I painted this over a month ago. It is small. Only 4x5. So I was able to finish it quickly. The tricky part was the light. The baseball was lying on our deck and the sun was bright. Most of us never pay much attention but the earth rotates pretty fast. When you paint in the sun the most frustrating thing is the light is constantly changing. The shadows change form. The quality of the light, the actual colors it produces, shift from one shade to another until there are an entirely different set of colors. So for the outdoors there really is no such thing as still life.
3 comments:
Nice to see you on-line.
-t
Your comment about "still" life is true, and I never painted very fast.

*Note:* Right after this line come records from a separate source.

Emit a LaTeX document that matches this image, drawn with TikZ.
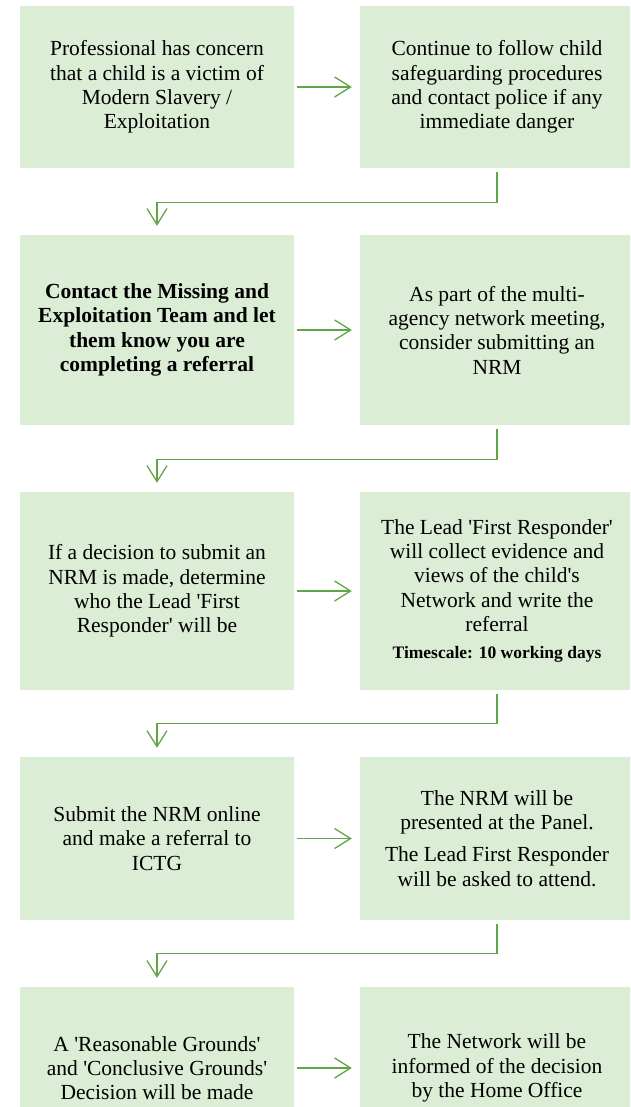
\documentclass[tikz,border=0pt]{standalone}
\usepackage{fontspec}
\setmainfont{Liberation Serif}
\usetikzlibrary{arrows.meta}

\definecolor{boxgreen}{RGB}{219,237,212}
\definecolor{linegreen}{RGB}{96,165,70}

\tikzset{
  stepbox/.style={fill=boxgreen, minimum width=274pt, inner sep=0pt, align=center,
    font=\fontsize{21.5}{24.3}\selectfont},
  flow/.style={draw=linegreen, line width=1.3pt, -{Straight Barb[length=16pt,width=20pt]}},
}

\begin{document}
\begin{tikzpicture}[x=1pt, y=-1pt]

\useasboundingbox (0,0) rectangle (630,1107);
\clip (0,0) rectangle (630,1107);

% row 1
\node[stepbox, minimum height=162pt] (concern) at (157,87)
  {Professional has concern\\that a child is a victim of\\Modern Slavery /\\Exploitation};
\node[stepbox, minimum height=162pt] (safeguard) at (497,87)
  {Continue to follow child\\safeguarding procedures\\and contact police if any\\immediate danger};

% row 2
\node[stepbox, minimum height=190pt] (contact) at (157,330)
  {\bfseries Contact the Missing and\\\bfseries Exploitation Team and let\\\bfseries them know you are\\\bfseries completing a referral};
\node[stepbox, minimum height=190pt] (network) at (497,330)
  {As part of the multi-\\agency network meeting,\\consider submitting an\\NRM};

% row 3
\node[stepbox, minimum height=198pt] (decide) at (157,591)
  {If a decision to submit an\\NRM is made, determine\\who the Lead \textquotesingle First\\Responder\textquotesingle{} will be};
\node[stepbox, minimum height=198pt] (collect) at (497,591)
  {The Lead \textquotesingle First Responder\textquotesingle\\will collect evidence and\\views of the child\textquotesingle s\\Network and write the\\referral\\[3pt]
   {\fontsize{17.5}{20}\selectfont\bfseries Timescale: 10 working days}};

% row 4
\node[stepbox, minimum height=163pt] (submit) at (157,838.5)
  {Submit the NRM online\\and make a referral to\\ICTG};
\node[stepbox, minimum height=163pt] (panel) at (497,838.5)
  {The NRM will be\\presented at the Panel.\\[8pt]The Lead First Responder\\will be asked to attend.};

% row 5
\node[stepbox, minimum height=162pt] (grounds) at (157,1068)
  {A \textquotesingle Reasonable Grounds\textquotesingle\\and \textquotesingle Conclusive Grounds\textquotesingle\\Decision will be made};
\node[stepbox, minimum height=162pt] (inform) at (497,1068)
  {The Network will be\\informed of the decision\\by the Home Office};

% across
\draw[flow, shorten <=3pt, shorten >=8pt] (concern) -- (safeguard);
\draw[flow, shorten <=3pt, shorten >=8pt] (contact) -- (network);
\draw[flow, shorten <=3pt, shorten >=8pt] (decide) -- (collect);
\draw[flow, shorten <=3pt, shorten >=8pt] (submit) -- (panel);
\draw[flow, shorten <=3pt, shorten >=8pt] (grounds) -- (inform);

% down to next row
\draw[flow, shorten <=4pt, shorten >=9pt] (safeguard.south) -- ++(0,34) -| (contact.north);
\draw[flow, shorten <=4pt, shorten >=9pt] (network.south) -- ++(0,34) -| (decide.north);
\draw[flow, shorten <=4pt, shorten >=9pt] (collect.south) -- ++(0,33) -| (submit.north);
\draw[flow, shorten <=4pt, shorten >=9pt] (panel.south) -- ++(0,33) -| (grounds.north);

\end{tikzpicture}
\end{document}
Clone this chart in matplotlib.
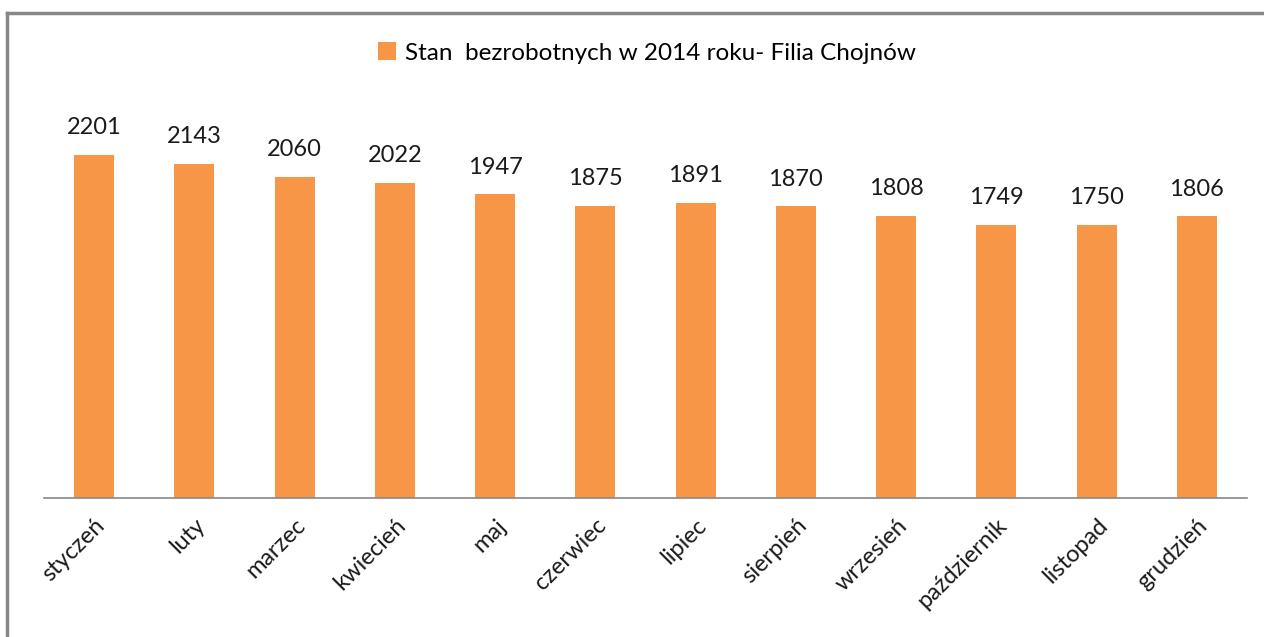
import matplotlib.pyplot as plt
from matplotlib.lines import Line2D
import numpy as np

months = ['styczeń', 'luty', 'marzec', 'kwiecień', 'maj', 'czerwiec',
          'lipiec', 'sierpień', 'wrzesień', 'październik', 'listopad', 'grudzień']
unemployed = [2201, 2143, 2060, 2022, 1947, 1875, 1891, 1870, 1808, 1749, 1750, 1806]
series_name = 'Stan  bezrobotnych w 2014 roku- Filia Chojnów'

plt.rcParams['font.family'] = ['Lato', 'DejaVu Sans']

W, H = 1264, 637
fig = plt.figure(figsize=(W / 100, H / 100), dpi=100)

# plot area in pixel terms
left, right, bottom, top = 44, 1247, 498, 108
ax = fig.add_axes([left / W, (H - bottom) / H, (right - left) / W, (bottom - top) / H])

x = np.arange(len(months))
bars = ax.bar(x, unemployed, width=0.4, color='#F79646', label=series_name)
for xi, v in zip(x, unemployed):
    ax.annotate(str(v), (xi, v), xytext=(0, 12), textcoords='offset points',
                ha='center', va='bottom', fontsize=17, color='#1a1a1a')

ax.set_xlim(-0.5, len(months) - 0.5)
ax.set_ylim(0, 2500)
ax.set_yticks([])
ax.set_xticks(x)
ax.set_xticklabels(months, rotation=45, ha='right', rotation_mode='anchor',
                   fontsize=17, color='#1a1a1a')
ax.tick_params(axis='x', length=0, pad=12)
for side in ['top', 'right', 'left']:
    ax.spines[side].set_visible(False)
ax.spines['bottom'].set_color('#888888')
ax.spines['bottom'].set_linewidth(1.2)

fig.legend(handles=[bars], labels=[series_name], loc='center',
           bbox_to_anchor=(647 / W, 1 - 53 / H), frameon=False, fontsize=17.5,
           handlelength=0.75, handleheight=0.75, handletextpad=0.35)

# chart frame (top and left edge visible)
fig.add_artist(Line2D([7 / W, 1], [1 - 13 / H, 1 - 13 / H], color='#888888', lw=2.5))
fig.add_artist(Line2D([7 / W, 7 / W], [0, 1 - 13 / H], color='#888888', lw=2.5))

fig.savefig('out.png', dpi=100)
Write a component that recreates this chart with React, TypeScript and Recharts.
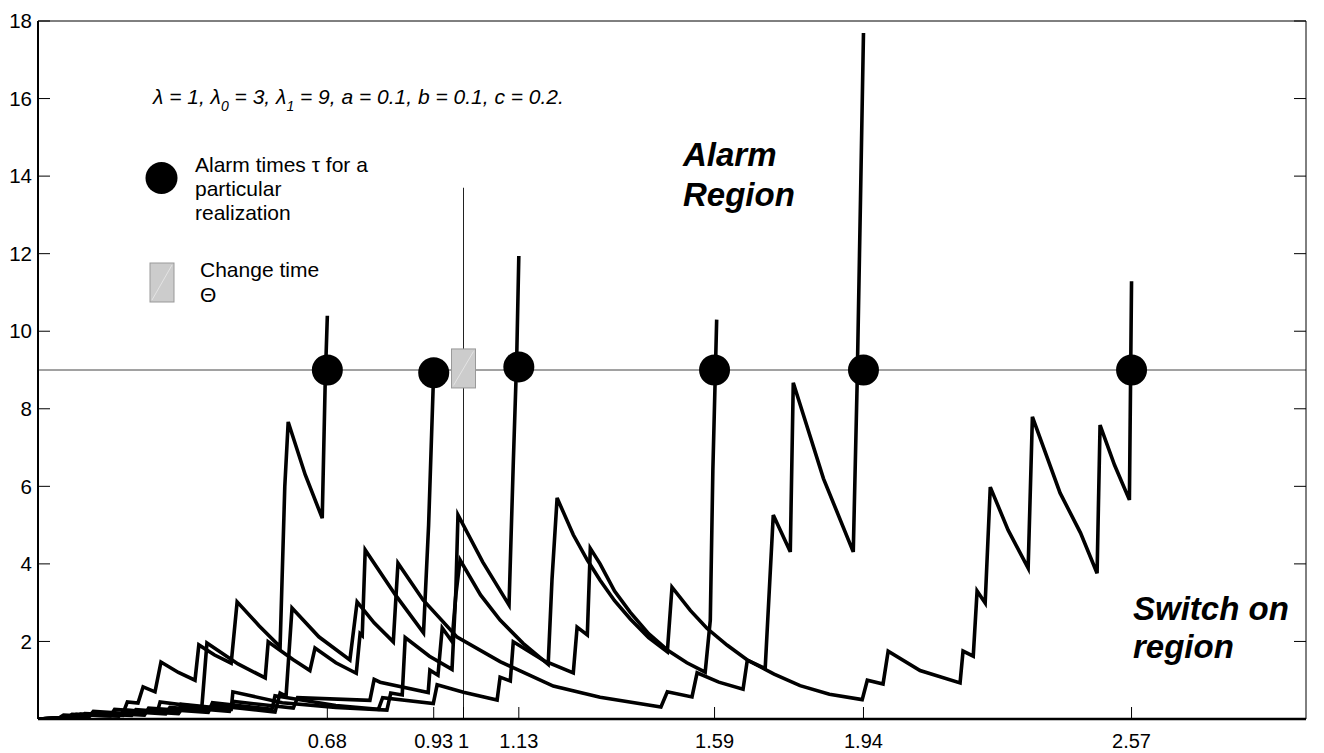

I started taking pictures of things I was painting so I could refer back to them for lights and shadows. It was a big help for me, though not something everyone cares to do.
I am willing to use photos for drawing purposes for some subjects such as children and animals. I find that the camera lens distorts the image, however, and what makes a suitable composition for a photo may be less so for a painting. I guess it is a creative choice for parts of the composition that are blurry in a photo and how to reinvent them in painting. Addtionally, the human eye sees more color than any camera can. So I could have taken a photo of the baseball and then the lines of the shadows could have stayed in place. But the quality of light still shifts, the colors it produces change, sometimes drastically moment to moment. I guess that's why Impressionism is still a powerful influence on realist painting today over a hundred years later.